··· EXCERPTED RECORDS ···

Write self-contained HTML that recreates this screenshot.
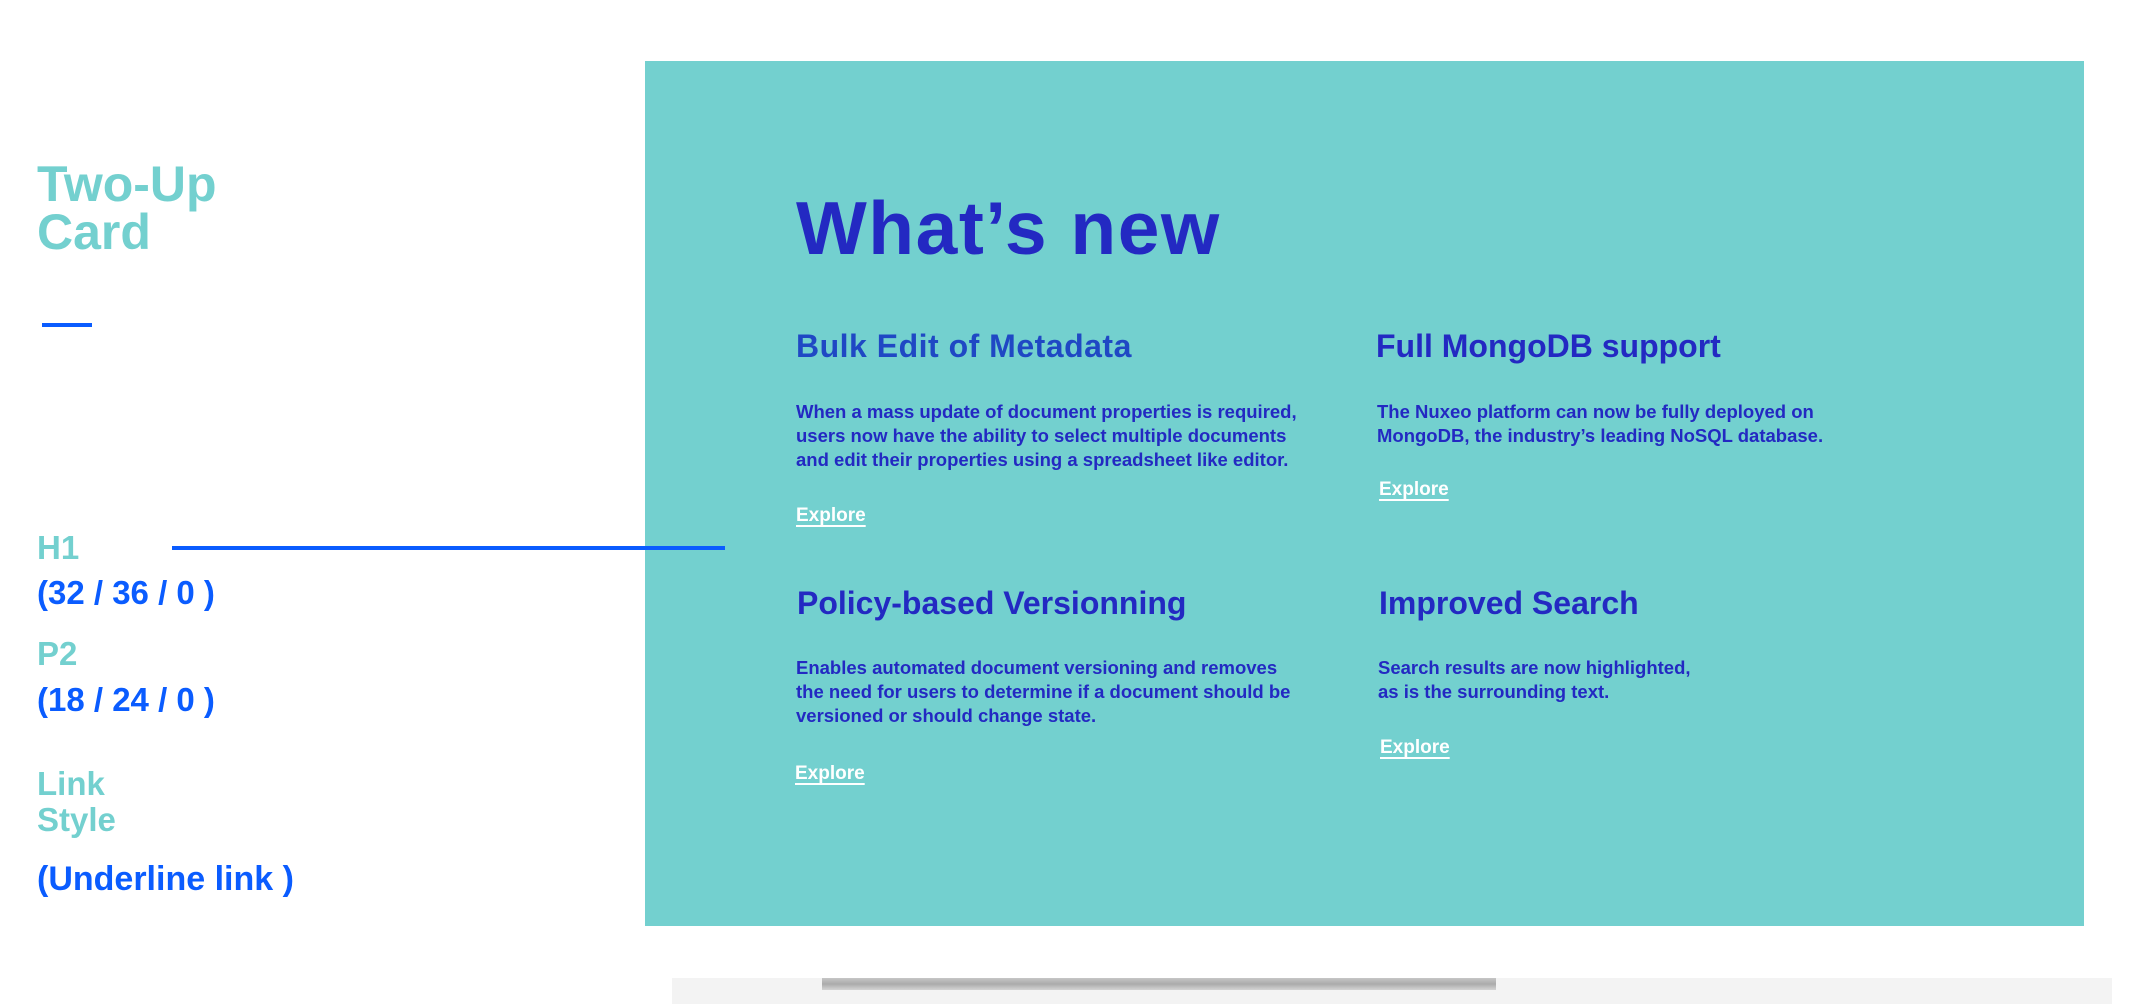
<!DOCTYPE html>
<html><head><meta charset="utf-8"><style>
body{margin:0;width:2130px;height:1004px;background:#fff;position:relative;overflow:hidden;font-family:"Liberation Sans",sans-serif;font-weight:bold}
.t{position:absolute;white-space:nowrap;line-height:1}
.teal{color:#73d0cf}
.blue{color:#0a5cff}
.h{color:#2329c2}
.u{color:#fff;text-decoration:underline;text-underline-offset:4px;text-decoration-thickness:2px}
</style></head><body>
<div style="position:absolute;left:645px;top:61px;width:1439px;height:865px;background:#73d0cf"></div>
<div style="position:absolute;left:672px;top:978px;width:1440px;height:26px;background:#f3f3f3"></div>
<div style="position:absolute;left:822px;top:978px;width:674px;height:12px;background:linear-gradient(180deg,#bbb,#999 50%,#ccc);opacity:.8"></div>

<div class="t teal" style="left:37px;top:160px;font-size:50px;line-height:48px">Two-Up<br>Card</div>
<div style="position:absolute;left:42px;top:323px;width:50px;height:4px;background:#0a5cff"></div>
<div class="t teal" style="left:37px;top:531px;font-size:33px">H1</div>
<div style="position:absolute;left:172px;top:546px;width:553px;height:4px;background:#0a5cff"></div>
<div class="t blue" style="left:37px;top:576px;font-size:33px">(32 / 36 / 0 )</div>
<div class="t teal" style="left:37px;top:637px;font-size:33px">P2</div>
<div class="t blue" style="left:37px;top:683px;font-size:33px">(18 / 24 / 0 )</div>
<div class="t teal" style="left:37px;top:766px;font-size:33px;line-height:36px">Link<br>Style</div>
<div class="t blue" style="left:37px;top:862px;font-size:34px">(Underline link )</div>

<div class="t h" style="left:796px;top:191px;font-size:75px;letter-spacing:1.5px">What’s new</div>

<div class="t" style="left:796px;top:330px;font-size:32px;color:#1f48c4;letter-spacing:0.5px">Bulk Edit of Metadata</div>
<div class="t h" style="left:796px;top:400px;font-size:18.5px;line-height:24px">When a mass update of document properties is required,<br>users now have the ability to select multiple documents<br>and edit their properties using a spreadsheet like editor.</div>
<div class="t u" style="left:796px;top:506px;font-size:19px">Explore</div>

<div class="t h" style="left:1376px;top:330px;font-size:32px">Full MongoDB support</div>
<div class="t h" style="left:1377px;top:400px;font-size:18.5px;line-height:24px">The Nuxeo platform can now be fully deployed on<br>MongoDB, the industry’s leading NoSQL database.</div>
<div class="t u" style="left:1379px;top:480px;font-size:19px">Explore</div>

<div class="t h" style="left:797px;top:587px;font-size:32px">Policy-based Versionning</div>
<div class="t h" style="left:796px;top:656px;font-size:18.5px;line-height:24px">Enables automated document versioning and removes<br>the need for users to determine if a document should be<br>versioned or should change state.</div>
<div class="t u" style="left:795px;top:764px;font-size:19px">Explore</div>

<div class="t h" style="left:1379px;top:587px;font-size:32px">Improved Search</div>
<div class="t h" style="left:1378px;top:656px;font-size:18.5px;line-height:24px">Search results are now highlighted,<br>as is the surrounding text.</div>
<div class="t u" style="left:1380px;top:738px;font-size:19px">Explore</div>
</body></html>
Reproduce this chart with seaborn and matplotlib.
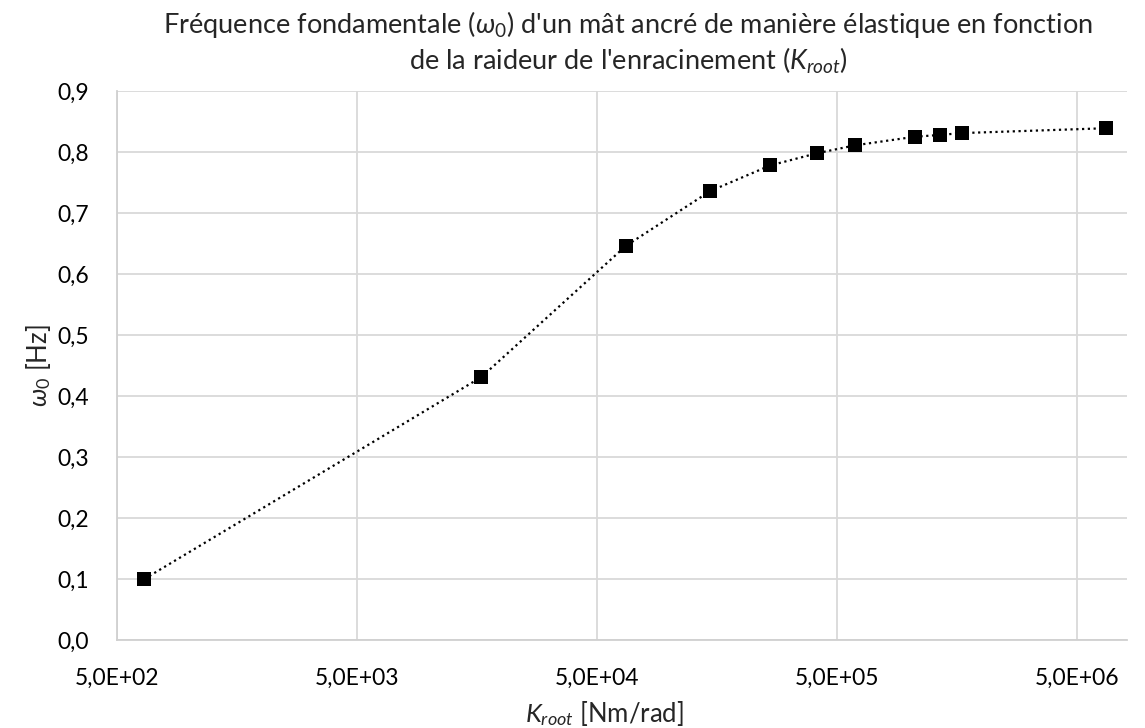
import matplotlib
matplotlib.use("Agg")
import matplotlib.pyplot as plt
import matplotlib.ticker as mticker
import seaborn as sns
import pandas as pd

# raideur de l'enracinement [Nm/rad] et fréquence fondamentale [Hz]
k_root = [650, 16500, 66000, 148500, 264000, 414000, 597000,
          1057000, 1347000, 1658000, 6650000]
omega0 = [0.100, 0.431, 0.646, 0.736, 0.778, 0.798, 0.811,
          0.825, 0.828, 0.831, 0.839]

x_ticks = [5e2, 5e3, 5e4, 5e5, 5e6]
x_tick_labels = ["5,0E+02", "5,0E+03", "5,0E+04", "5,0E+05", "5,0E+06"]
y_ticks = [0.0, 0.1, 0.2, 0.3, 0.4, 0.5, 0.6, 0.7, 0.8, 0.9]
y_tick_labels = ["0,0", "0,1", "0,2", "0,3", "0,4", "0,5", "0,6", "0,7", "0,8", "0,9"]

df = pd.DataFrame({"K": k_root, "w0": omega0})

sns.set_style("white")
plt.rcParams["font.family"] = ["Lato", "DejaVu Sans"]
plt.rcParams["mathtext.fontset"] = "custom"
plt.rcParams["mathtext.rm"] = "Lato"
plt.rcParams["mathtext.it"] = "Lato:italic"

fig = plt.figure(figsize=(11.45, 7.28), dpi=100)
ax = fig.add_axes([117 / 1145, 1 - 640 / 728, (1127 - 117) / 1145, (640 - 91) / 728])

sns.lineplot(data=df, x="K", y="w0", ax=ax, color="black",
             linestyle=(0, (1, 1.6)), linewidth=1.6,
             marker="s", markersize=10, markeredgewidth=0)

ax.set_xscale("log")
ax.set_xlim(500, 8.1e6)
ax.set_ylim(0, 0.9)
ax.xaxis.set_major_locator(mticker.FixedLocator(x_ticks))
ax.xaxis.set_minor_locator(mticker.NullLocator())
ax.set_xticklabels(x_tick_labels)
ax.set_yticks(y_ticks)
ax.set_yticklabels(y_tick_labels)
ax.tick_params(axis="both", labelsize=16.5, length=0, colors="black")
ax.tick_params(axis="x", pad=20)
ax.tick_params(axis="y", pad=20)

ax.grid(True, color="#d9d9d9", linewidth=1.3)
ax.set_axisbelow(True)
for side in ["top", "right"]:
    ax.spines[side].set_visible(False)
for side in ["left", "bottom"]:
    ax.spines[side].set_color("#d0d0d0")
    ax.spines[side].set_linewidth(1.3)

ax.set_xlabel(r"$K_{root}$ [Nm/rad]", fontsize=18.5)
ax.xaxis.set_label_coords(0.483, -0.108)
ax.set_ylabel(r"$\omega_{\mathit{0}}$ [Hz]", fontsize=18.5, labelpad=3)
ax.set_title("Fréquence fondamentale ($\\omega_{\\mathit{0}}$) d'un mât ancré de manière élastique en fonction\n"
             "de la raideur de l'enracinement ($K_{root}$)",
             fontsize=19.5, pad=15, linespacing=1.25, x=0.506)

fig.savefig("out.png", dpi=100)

···

# YOUR GOAL
State the number of lines in the records that include "seaborn", and write nothing else.

# WORKED SOLUTION
2